Hitchcock gets a lot of mileage out of his star. The mysterious tenant is played by Ivor Novello, who was a popular songwriter (Jeremy Northam plays him as the only real-life character in the abovementioned Gosford Park) and actually something of a heartthrob of the era (despite being homosexual; marketing gay men as sex symbols has always been the way of the entertainment industry). According to our old friend Patrick McGilligan, Hitchcock was a little concerned about the casting
of Novello, as the star was renowned for striking over-the-top romantic poses in his stage performances. Whatever his method, Hitchcock clearly found a solution. From the moment he first walks through the door, the mood is not romantic enchantment but extreme unease. Deathly pale, nervous, barely able to carry on a conversation, Novello's Lodger is a remarkable creation, especially knowing that an audience would completely assume he was the hero.

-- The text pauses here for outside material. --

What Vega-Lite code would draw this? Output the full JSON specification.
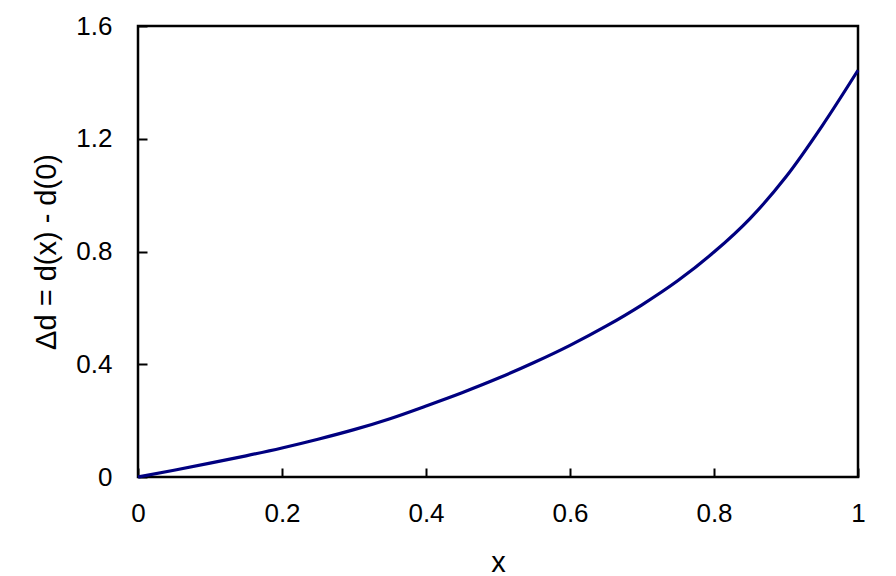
{
  "$schema": "https://vega.github.io/schema/vega-lite/v6.json",
  "autosize": {"type": "none"},
  "width": 720,
  "height": 451,
  "padding": {"left": 138, "top": 26, "right": 38, "bottom": 99},
  "background": "white",
  "config": {
    "view": {"stroke": "black", "strokeWidth": 2.5}
  },
  "data": {
    "values": [
      {"x": 0, "d": 0},
      {"x": 0.05, "d": 0.024},
      {"x": 0.1, "d": 0.049},
      {"x": 0.15, "d": 0.075},
      {"x": 0.2, "d": 0.103},
      {"x": 0.25, "d": 0.134},
      {"x": 0.3, "d": 0.168},
      {"x": 0.35, "d": 0.207},
      {"x": 0.4, "d": 0.252},
      {"x": 0.45, "d": 0.299},
      {"x": 0.5, "d": 0.350},
      {"x": 0.55, "d": 0.406},
      {"x": 0.6, "d": 0.467},
      {"x": 0.65, "d": 0.535},
      {"x": 0.7, "d": 0.611},
      {"x": 0.75, "d": 0.697},
      {"x": 0.8, "d": 0.798},
      {"x": 0.85, "d": 0.917},
      {"x": 0.9, "d": 1.065},
      {"x": 0.95, "d": 1.245},
      {"x": 1, "d": 1.443}
    ]
  },
  "mark": {"type": "line", "color": "#000080", "strokeWidth": 3.2, "interpolate": "monotone", "clip": false},
  "encoding": {
    "x": {
      "field": "x", "type": "quantitative",
      "scale": {"domain": [0, 1], "nice": false},
      "axis": {
        "values": [0, 0.2, 0.4, 0.6, 0.8, 1], "format": "~g", "title": "x",
        "grid": false, "domain": false, "labelFlush": false,
        "ticks": true, "tickColor": "black", "tickSize": -9, "tickWidth": 2,
        "labelFont": "Liberation Sans", "labelFontSize": 26, "labelColor": "black", "labelPadding": 32,
        "titleFont": "Liberation Sans", "titleFontSize": 29, "titleFontWeight": "normal", "titleColor": "black", "titlePadding": 22
      }
    },
    "y": {
      "field": "d", "type": "quantitative",
      "scale": {"domain": [0, 1.6], "nice": false},
      "axis": {
        "values": [0, 0.4, 0.8, 1.2, 1.6], "format": "~g", "title": "Δd = d(x) - d(0)",
        "grid": false, "domain": false, "labelFlush": false,
        "ticks": true, "tickColor": "black", "tickSize": -9, "tickWidth": 2,
        "labelFont": "Liberation Sans", "labelFontSize": 26, "labelColor": "black", "labelPadding": 35,
        "titleFont": "Liberation Sans", "titleFontSize": 29, "titleFontWeight": "normal", "titleColor": "black", "titlePadding": 14
      }
    }
  }
}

Whether it's Novello's performance or Hitchcock's directing, the character of the Lodger certainly comes out better than his prospective love interest, Daisy, who -- in another ahead-of-its-time gesture -- is played by a woman calling herself June. June doesn't do much in the way of acting. She laughs a lot. I mean a lot. Like a strangely uncomfortable scene wherein her father has fallen off a chair and she continues to laugh and laugh. Mmm, awkward. Every now and then, she's called upon to look vaguely uncertain. That's usually just a segue to a laugh, though. I wasn't a big fan of June's.

I wonder if audiences of the day identified more with Joe, the useless cop portrayed by Malcolm Keen. Quite frankly, Clair and I found him at least as creepy as Novello. With irises so pale as to make his eyes look hollow, a hilariously inept sense of romance (he slaps a pair of handcuffs on Daisy as an expression of interest), and a terrible crime-solving technique, he's just as unsettling as the guy being set up as the potential villain. In a way, the movie puts us in an unusual position from the get-go, with two possible bad guys and a heroine with no range. With no one to necessarily like, this is not a recipe for a great thriller.

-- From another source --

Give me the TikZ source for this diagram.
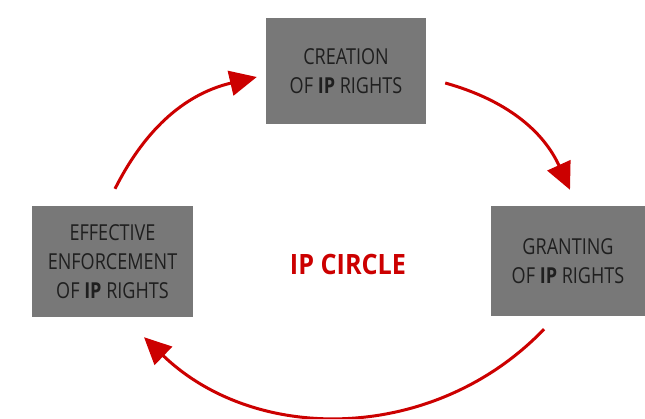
\documentclass[tikz,border=0pt]{standalone}
\usepackage{fontspec}
\usepackage{tikz}
\usetikzlibrary{arrows.meta,calc}

\newfontfamily\boxfont{Open Sans}[FakeStretch=0.82]
\newfontfamily\titlefont{Open Sans}[FakeStretch=0.9]
\definecolor{ipred}{RGB}{204,0,0}
\definecolor{boxgray}{RGB}{120,120,120}

\begin{document}
\begin{tikzpicture}[x=1pt, y=1pt,
  ipbox/.style={fill=boxgray, text=black!88, align=center, inner sep=0pt,
    font=\boxfont\fontsize{22}{29}\selectfont},
  cyc/.style={ipred, line width=3pt, -{Triangle[length=27pt, width=25pt]}}]

\useasboundingbox[fill=white] (0, 0) rectangle (645, 418);

\node[ipbox, minimum width=160pt, minimum height=106pt] (creation) at (346, 347) {CREATION\\OF \textbf{IP} RIGHTS};
\node[ipbox, minimum width=154pt, minimum height=110pt] (granting) at (568, 157) {GRANTING\\OF \textbf{IP} RIGHTS};
\node[ipbox, minimum width=161pt, minimum height=111pt] (enforcement) at (112.5, 156.5) {EFFECTIVE\\ENFORCEMENT\\OF \textbf{IP} RIGHTS};

\node[text=ipred, font=\titlefont\bfseries\fontsize{28}{30}\selectfont] (title) at (348, 154) {IP CIRCLE};

\coordinate (c1) at ($(enforcement.north) + (2.5, 17)$);
\coordinate (c2) at ($(creation.west) + (-9, -6)$);
\coordinate (c3) at ($(creation.east) + (19, -12)$);
\coordinate (c4) at ($(granting.north) + (2, 16)$);
\coordinate (c5) at ($(granting.south) + (-24, -13)$);
\coordinate (c6) at ($(enforcement.south) + (31.5, -20)$);

\draw[cyc] (c1) to[bend left=25] (c2);
\draw[cyc] (c3) to[bend left=25] (c4);
\draw[cyc] (c5) to[bend left=45] (c6);

\end{tikzpicture}
\end{document}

This is where Hitchcock really asserts himself. With no vested interest in any of our leads, he still builds the suspense. It's never daytime in The Lodger's London. The populace is following news of the murders with rabid interest. Someone we suspect is actually innocent. Hitch knows how to play to the crowd. Sometimes I got bored during the movie, but I never lost interest in the outcome.

Did I say bored? Yeah, that's the real problem. Perhaps one of the greatest tricks as a viewer today is to get into the mindset of a viewer back then. Because even to an open-minded fellow like myself, The Lodger moves at a positively glacial pace.
There's very little dialogue (and for a silent film, that's saying something) and almost no action, so we're left with a great many static shots of people looking, waiting, building up a sense of importance that doesn't always pay off.

This is what kind of makes me think I enjoyed The Pleasure Garden a little bit more. This story is less melodramatic. The acting -- June aside -- is better. But The Lodger doesn't move. When the climactic chase scene finally comes, it ought to be the culmination. Instead, it's a relief.

Still, he's learning. Hitchcock told the famed director and journalist François Truffaut that he considered The Lodger to be his first movie. If so, it's a very assured debut. And it bodes well for things to come.

Of course, I don't want to give anything away.